**Directions for this task**
Starting at the first line of the data, please print exactly those lines through the one that holds "import matplotlib.pyplot as plt", omitting every picture.

**Source excerpt**
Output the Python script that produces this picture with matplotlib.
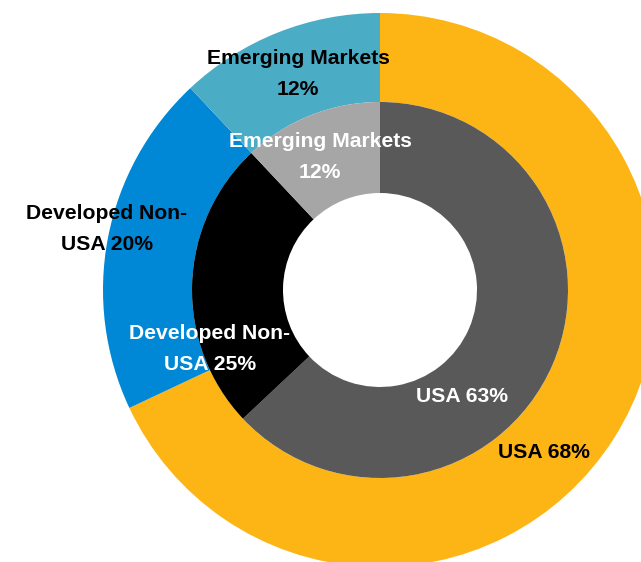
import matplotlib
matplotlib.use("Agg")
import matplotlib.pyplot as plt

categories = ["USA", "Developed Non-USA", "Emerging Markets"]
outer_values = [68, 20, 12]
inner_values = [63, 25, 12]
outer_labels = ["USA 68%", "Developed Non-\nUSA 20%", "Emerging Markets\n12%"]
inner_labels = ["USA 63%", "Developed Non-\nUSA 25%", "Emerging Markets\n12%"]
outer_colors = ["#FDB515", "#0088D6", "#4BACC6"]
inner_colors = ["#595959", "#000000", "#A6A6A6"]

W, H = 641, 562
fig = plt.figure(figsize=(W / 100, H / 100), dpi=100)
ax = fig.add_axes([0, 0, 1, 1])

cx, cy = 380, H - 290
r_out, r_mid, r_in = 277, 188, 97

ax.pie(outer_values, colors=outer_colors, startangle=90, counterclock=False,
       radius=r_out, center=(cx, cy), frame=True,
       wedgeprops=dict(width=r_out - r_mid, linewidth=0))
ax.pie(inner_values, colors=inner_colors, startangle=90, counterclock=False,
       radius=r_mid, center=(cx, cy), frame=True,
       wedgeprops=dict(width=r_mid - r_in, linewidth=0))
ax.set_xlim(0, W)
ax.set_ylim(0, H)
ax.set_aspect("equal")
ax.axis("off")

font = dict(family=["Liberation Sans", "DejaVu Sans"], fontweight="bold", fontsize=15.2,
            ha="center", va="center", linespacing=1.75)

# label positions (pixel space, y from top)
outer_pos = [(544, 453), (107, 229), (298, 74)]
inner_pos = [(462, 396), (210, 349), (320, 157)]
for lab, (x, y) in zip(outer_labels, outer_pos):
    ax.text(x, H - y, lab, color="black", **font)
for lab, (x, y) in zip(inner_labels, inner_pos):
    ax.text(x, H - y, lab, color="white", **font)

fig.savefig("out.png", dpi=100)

**Result of the exercise**
Output the Python script that produces this picture with matplotlib.
import matplotlib
matplotlib.use("Agg")
import matplotlib.pyplot as plt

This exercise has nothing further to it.